El elemento crucial que determina entonces el éxito de esta tercera transición democrática requiere la construcción y el fortalecimiento de diversas instituciones que se conviertan en puntos de decisión importantes dentro del proceso de circulación del poder político. Para alcanzar ese resultado, las medidas de Gobierno y las estrategias políticas de los grupos políticamente relevantes deben reconocer un interés superior y compartido en la reforma y el fortalecimiento de las reglas del juego. Ello requiere transitar del tutelaje a la construcción propia de transformar el presente de incertidumbre.
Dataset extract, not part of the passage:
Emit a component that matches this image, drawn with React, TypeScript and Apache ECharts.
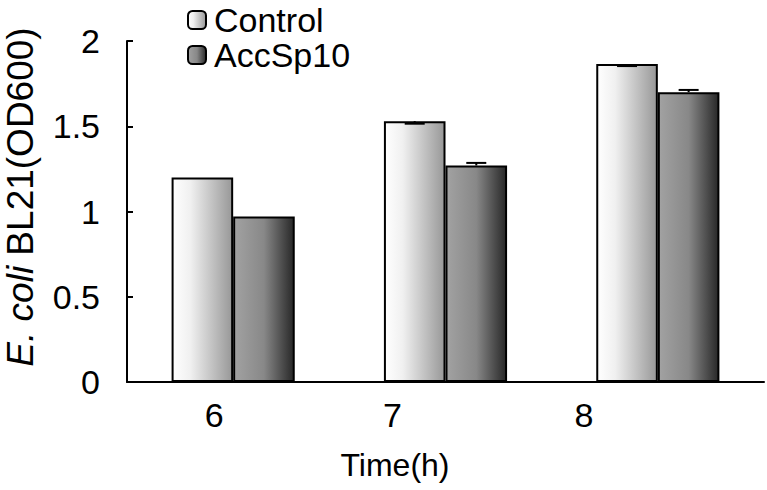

En estas condiciones, el tutelaje resulta imprescindible para los actores de la plaza. Su adición a los elementos formales de toma de decisión convirtiéndose en actores formales y siendo protagonistas y protagónicos puede recoger el relevo y consolidar la democracia. Sin embargo, continuar por canales alternos y antisistémicos de forma continuada deja sin entradas y sin salidas a la demanda ciudadana. Se trata de fortalecerlo, sin duda.